In this process, the CMA has at times appeared to be at danger of backtracking. Joining Microsoft in a request for an adjournment in the CAT in July was taken by many to signal the CMA’s weakness. Many were surprised by the CMA’s willingness to review the Final Report unilaterally without a CAT judgment requiring it to do so. However, the decision in August by the Inquiry Group to deny an MCC or SR and to issue a Final Order at the same time as the CMA was reviewing a restructuring deal allows the CMA to achieve a fair balance between allowing merging parties to make the most of the flexibility of the UK merger regime, and to extract a divesture remedy from the merging parties (which goes beyond that offered to any other competition authority in the world). The Financial Times reported on Tuesday on the CMA’s newfound influence, but cited a view from some commentators that the CMA is ‘more unpredictable’. However, there can be no doubt in this case that the CMA’s independence was upheld in the face of considerable political and global pressure. Ultimately, if the new deal is approved, the CMA would have chartered a tricky course that delivered, in effect, a structural remedy whilst allowing the deal to proceed. Such an outcome may well stand the test of time as a good outcome – noting that US regulators failed altogether in their attempts to stop the deal, whilst the European Commission settled for behavioural remedies. Nevertheless, merger parties in future deals should take heed that behavioural remedies before the CMA appear to be well and truly off the table.
 The ‘state of play’ call usually takes place between working day 15 and 20 of the Phase 1 40 working day review period.

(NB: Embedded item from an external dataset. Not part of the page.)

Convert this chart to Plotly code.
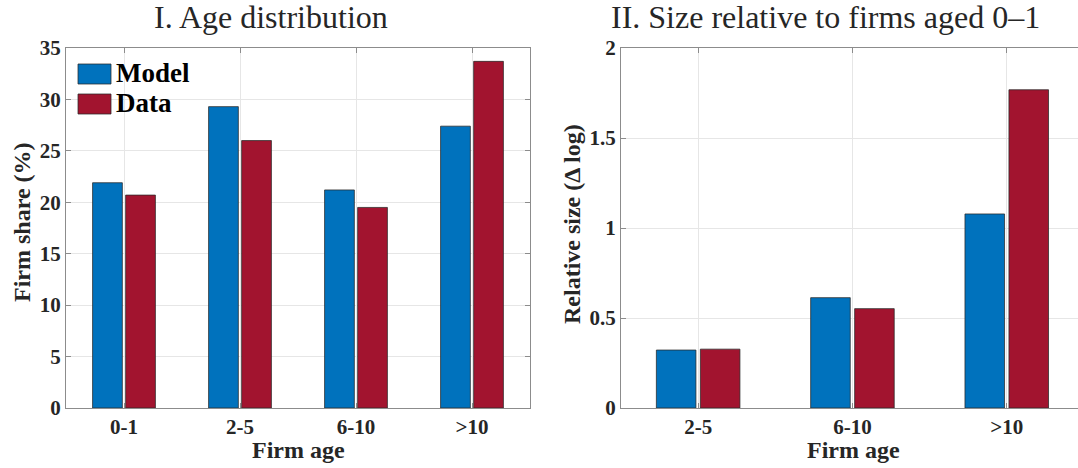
import plotly.graph_objects as go

# ---- data ----
age_cats_1 = ["0-1", "2-5", "6-10", ">10"]
share_model = [21.9, 29.3, 21.2, 27.4]
share_data = [20.7, 26.0, 19.5, 33.7]

age_cats_2 = ["2-5", "6-10", ">10"]
size_model = [0.322, 0.613, 1.078]
size_data = [0.327, 0.552, 1.768]

series_names = ["Model", "Data"]
series_colors = ["#0072BD", "#A2142F"]

left_yticks = [0, 5, 10, 15, 20, 25, 30, 35]
right_yticks = [0, 0.5, 1, 1.5, 2]
right_yticklabels = ["0", "0.5", "1", "1.5", "2"]

FONT = "Liberation Serif"
TXT = "#262626"
AX = "#8c8c8c"
GRID = "#e6e6e6"

# The figure is made a little wider than the 1078px window so that the right panel
# runs past the window edge (as in the reference), with no frame line visible there.
W, H = 1092, 468

fig = go.Figure()
edge = dict(color="rgba(40,40,40,0.75)", width=1)
for name, vals, col in zip(series_names, [share_model, share_data], series_colors):
    fig.add_trace(go.Bar(x=age_cats_1, y=vals, name=name, marker=dict(color=col, line=edge),
                         xaxis="x", yaxis="y", showlegend=False))
for name, vals, col in zip(series_names, [size_model, size_data], series_colors):
    fig.add_trace(go.Bar(x=age_cats_2, y=vals, name=name, marker=dict(color=col, line=edge),
                         xaxis="x2", yaxis="y2", showlegend=False))


def px_x(p):
    return p / W


def px_y(p):
    return 1 - p / H


ydom = [px_y(408), px_y(48)]
tickfont = dict(family=FONT, size=21, color=TXT)
titlefont = dict(family=FONT, size=24, color=TXT)

common_x = dict(type="category", showgrid=True, gridcolor=GRID, gridwidth=1,
                showline=True, linecolor=AX, linewidth=1.2, ticks="inside", ticklen=5,
                tickcolor=AX, tickfont=tickfont, zeroline=False, fixedrange=True,
                automargin=False)
common_y = dict(showgrid=True, gridcolor=GRID, gridwidth=1, showline=True, linecolor=AX,
                linewidth=1.2, ticks="inside", ticklen=5, tickcolor=AX, tickfont=tickfont,
                zeroline=False, fixedrange=True, automargin=False)

# right panel: category spacing ~154.3 px, first category 77 px from the left axis
right_end = -0.5 + (W - 621) / 154.3

fig.update_layout(
    template="none",
    width=W, height=H, autosize=False,
    margin=dict(l=0, r=0, t=0, b=0, pad=0),
    paper_bgcolor="white", plot_bgcolor="white",
    barmode="group", bargap=0.43, bargroupgap=0.1,
    font=dict(family=FONT, color=TXT),
    showlegend=False,
    xaxis=dict(common_x, domain=[px_x(66), px_x(530)], anchor="y", mirror="ticks",
               range=[-0.5, 3.5], tickvals=age_cats_1,
               ticktext=[f"<b>{c}</b>" for c in age_cats_1]),
    yaxis=dict(common_y, domain=ydom, anchor="x", mirror="ticks", range=[0, 35],
               tickvals=left_yticks, ticktext=[f"<b>{v}</b>" for v in left_yticks]),
    xaxis2=dict(common_x, domain=[px_x(621), 1.0], anchor="y2", mirror="ticks",
                range=[-0.5, right_end], tickvals=age_cats_2,
                ticktext=[f"<b>{c}</b>" for c in age_cats_2]),
    yaxis2=dict(common_y, domain=ydom, anchor="x2", mirror=False, range=[0, 2],
                tickvals=right_yticks, ticktext=[f"<b>{t}</b>" for t in right_yticklabels]),
)

# axis titles
fig.add_annotation(text="<b>Firm age</b>", x=px_x(298), y=px_y(450), xref="paper", yref="paper",
                   showarrow=False, font=titlefont, xanchor="center", yanchor="middle")
fig.add_annotation(text="<b>Firm age</b>", x=px_x(853), y=px_y(450), xref="paper", yref="paper",
                   showarrow=False, font=titlefont, xanchor="center", yanchor="middle")
fig.add_annotation(text="<b>Firm share (%)</b>", x=px_x(22), y=px_y(222), xref="paper", yref="paper",
                   showarrow=False, font=titlefont, textangle=-90, xanchor="center", yanchor="middle")
fig.add_annotation(text="<b>Relative size (\u0394 log)</b>", x=px_x(572), y=px_y(224), xref="paper",
                   yref="paper", showarrow=False, font=titlefont, textangle=-90,
                   xanchor="center", yanchor="middle")

# panel titles
fig.add_annotation(text="I. Age distribution", x=px_x(271), y=px_y(17), xref="paper", yref="paper",
                   showarrow=False, font=dict(family=FONT, size=32, color=TXT),
                   xanchor="center", yanchor="middle")
fig.add_annotation(text="II. Size relative to firms aged 0\u20131", x=px_x(825), y=px_y(17),
                   xref="paper", yref="paper", showarrow=False,
                   font=dict(family=FONT, size=32, color=TXT), xanchor="center", yanchor="middle")

# legend (drawn manually, MATLAB style with large swatches)
for i, (name, col) in enumerate(zip(series_names, series_colors)):
    y0 = 64 + i * 30
    fig.add_shape(type="rect", xref="paper", yref="paper",
                  x0=px_x(78), x1=px_x(111), y0=px_y(y0 + 20), y1=px_y(y0),
                  fillcolor=col, line=dict(color="rgba(40,40,40,0.75)", width=1))
    fig.add_annotation(text=f"<b>{name}</b>", x=px_x(114), y=px_y(y0 + 9), xref="paper", yref="paper",
                       showarrow=False, xanchor="left", yanchor="middle",
                       font=dict(family=FONT, size=27, color="#000000"))

fig.write_html("out.html",
               config={"displayModeBar": False},
               post_script="document.body.style.margin='0px';document.body.style.padding='0px';"
                           "document.body.style.overflow='hidden';")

 The criteria for a divesture buyer is set out in the CMA’s Merger Remedies Guidance. (a) The acquisition by the proposed purchaser must remedy the competition concerns; (b) purchaser must be independent, have the capability including financial resources and has the incentive to operate the business as a viable business to maintain competition in the market and (c) the divesture itself must not raise competition issues.